We would suggest, probably like most investment managers, that the single most important decision that can be made in the context of long term portfolio management is how to allocate capital across the various asset classes. But Lucy Warwick-Ching’s reader, and the visible recent success of ETF firms at attracting capital inflows, seems to indicate that a sizeable cohort of current investors is putting the cart of low fees before the horse of discrimination in prudent asset allocation. This has all the signs of being penny wise and pound (and dollar) foolish.
As the managers at Giverny Capital point out, the problem with passive management is that for many of its followers, it is not really passive at all. The average turnover rate of exchange traded funds held by investors is 880% per year. (Source: Financial Times: Jack Bogle: the lessons we must take from ETFs (December 11, 2016.)) In other words, average “passive” investors hold their ETFs for about 47 days. The average holding period for the SPY index fund, which tracks the S&P 500, is roughly 12 days, equivalent to an annual turnover rate of around 3,000%. As Giverny indicate,
“High turnover leads to lower returns (the second principle of thermodynamics applied to the stock market). For example, the SPY index fund has achieved an annual return of 6.9% over the last decade. Yet the holders of this fund, as a whole, only achieved an annual return of 3.5%. Half of the return has literally “evaporated” into transactional activities.. there are now more than 6,000 different ETFs compared to 1,000 a decade ago. [As Wall Street would no doubt affirm, if the ducks are quacking, feed them.] The large amount of choice and ease of transaction inherent to ETFs make their owners even more irrational.

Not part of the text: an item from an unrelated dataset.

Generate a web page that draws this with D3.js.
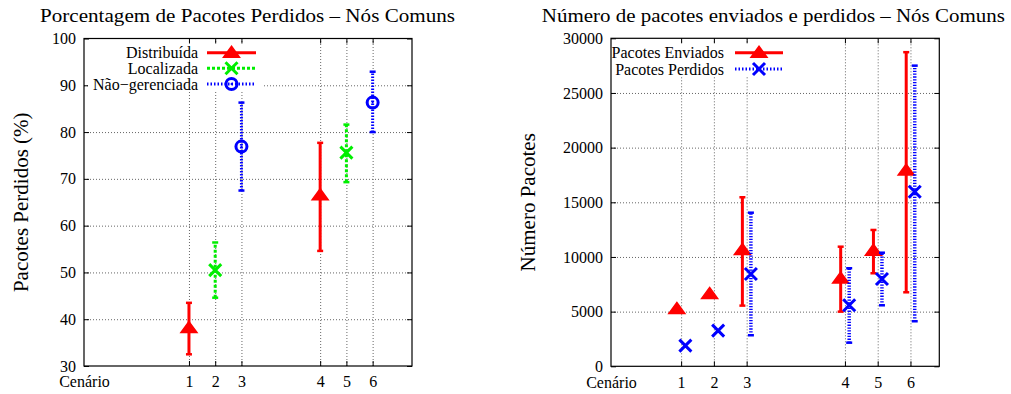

“In short, whether it is “robots” or passive funds, the problem is not the financial product but rather the self-destructive behaviour of investors. By their impatience and willy-nilly behaviour, investors are often paradoxically the cause of their own underperformance.”
Solutions ?
- Look beyond the US and UK stock markets for genuine value.
- Don’t overtrade.
- Beware the allure of low fees in an environment of generalised overvaluation.
To paraphrase Benjamin Franklin, the bitterness of poor returns remains long after the sweetness of low fees is forgotten. Some things in the investment world are worth paying for.